Japan's renewed sense of identity has also stoked a spiritual rediscovery. Under Shinto, the country's native religion, which blends a reverence for nature with Japan's founding myths, the Japanese Emperor is considered the direct descendant of the sun goddess Amaterasu; it was in Emperor Hirohito's sacred name that Japanese soldiers fought in World War II. When a battle-vanquished Hirohito announced in 1946 that he was not, in fact, a god in human form, some Japanese distanced themselves from the animist tradition. While shrines remained and festivals continued, Shinto was initially condemned by the occupying Americans as yet another ideology that had led Japan to wartime disaster. But centuries of tradition are hard to eschew. Today, for film director Naomi Kawase, who was raised by her grandparents in the ancient capital of Nara, Shinto's nature worship is integral to her work — and she's not about to apologize for it. Kawase won last year's runner-up prize at the Cannes Film Festival for The Mourning Forest, which celebrates man's mystical relationship with nature. "Because of the circumstances of my childhood, I never fell in love with the West, like many other Japanese did," says Kawase, 39. "My inspiration comes from our traditional culture, in which everything, even a little clump of grass, is divine."
Green Is Good
Shinto's veneration of nature fits right in with the world's new environmental consciousness. With 127 million people crammed ont0 a few small islands, Japan has for decades had little choice but to be green. But Japan's environmental fetish goes beyond separating bottles from cans or even designing eco-friendly buildings.

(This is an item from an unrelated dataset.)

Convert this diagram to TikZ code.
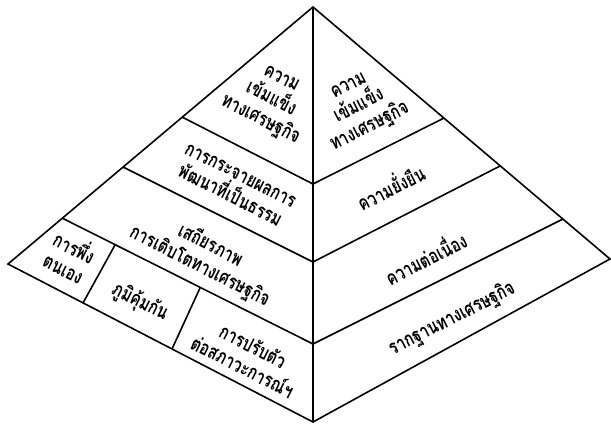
\documentclass[tikz,border=0pt]{standalone}
\usepackage{fontspec}
\newfontfamily\thaifont[Script=Thai]{Loma}
\begin{document}
\begin{tikzpicture}[x=1pt,y=-1pt,
  edge/.style={draw=black,line width=1.6pt,line join=miter},
  lbl/.style={font=\thaifont\bfseries\fontsize{16}{18.5}\selectfont,align=center,inner sep=0pt},
  lft/.style={lbl,rotate=-27,xscale=0.95,yscale=1.25},
  rgt/.style={lbl,rotate=27,xscale=0.95,yscale=1.25}]
\useasboundingbox[fill=white] (0,0) rectangle (611,426);
\coordinate (A) at (313,7);
\coordinate (L) at (8,264);
\coordinate (B) at (313,422);
\coordinate (R) at (610,259);
\coordinate (C1) at (313,184);
\coordinate (C2) at (313,262);
\coordinate (C3) at (313,344);
\coordinate (L1) at (182,117);
\coordinate (L2) at (123,167);
\coordinate (L3) at (62,218);
\coordinate (R1) at (444,118);
\coordinate (R2) at (500,166);
\coordinate (R3) at (563,219);
\coordinate (P1) at (115,245);
\coordinate (Q1) at (83,303);
\coordinate (P2) at (200,288);
\coordinate (Q2) at (172,349);
\draw[edge] (A) -- (L) -- (B) -- (R) -- cycle;
\draw[edge] (A) -- (B);
\draw[edge] (L1) -- (C1) -- (R1);
\draw[edge] (L2) -- (C2) -- (R2);
\draw[edge] (L3) -- (C3) -- (R3);
\draw[edge] (P1) -- (Q1);
\draw[edge] (P2) -- (Q2);
% left face
\node[lft] (t1) at (270,101) {ความ\\เข้มแข็ง\\ทางเศรษฐกิจ};
\node[lft] (t2) at (235,186) {การกระจายผลการ\\พัฒนาที่เป็นธรรม};
\node[lft] (t3) at (205,256) {เสถียรภาพ\\การเติบโตทางเศรษฐกิจ};
\node[lft] (t4) at (70,256) {การพึ่ง\\ตนเอง};
\node[lft] (t5) at (140,302) {ภูมิคุ้มกัน};
\node[lft] (t6) at (248,356) {การปรับตัว\\ต่อสภาวะการณ์ฯ};
% right face
\node[rgt] (s1) at (360,108) {ความ\\เข้มแข็ง\\ทางเศรษฐกิจ};
\node[rgt] (s2) at (390,186) {ความยั่งยืน};
\node[rgt] (s3) at (425,257) {ความต่อเนื่อง};
\node[rgt] (s4) at (452,319) {รากฐานทางเศรษฐกิจ};
\end{tikzpicture}
\end{document}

Industrial designer Matsui, whose latest hit in Paris is a mannequin robot that interacts with passersby, named his seven-year-old company Flower Robotics. "For a long time, flowers were seen just as something beautiful, not a necessity," he says. "But the relationship between humans and nature, between humans and flowers, I think it's something we need to stay alive. We don't have to only make things that are useful. We can create things that give us happiness and have a sense of spirituality."
Matsui's pursuit of aesthetic pleasure is something Japan's traditional craftsmen understood well. Few nations imbue objects with as much import as Japan does. Tokyo must be the only government that designates the best potters or woodblock printers as Living National Treasures, or, to use the formal name, Bearers of Important Intangible Cultural Assets. The appellation currently applies only to artisans whose crafts have not strayed from the confines of the past. But with younger Japanese now introducing the world to updated versions of ancient culture, Japanese bureaucrats might do well to expand the definition. The new "Made in Japan" deserves it.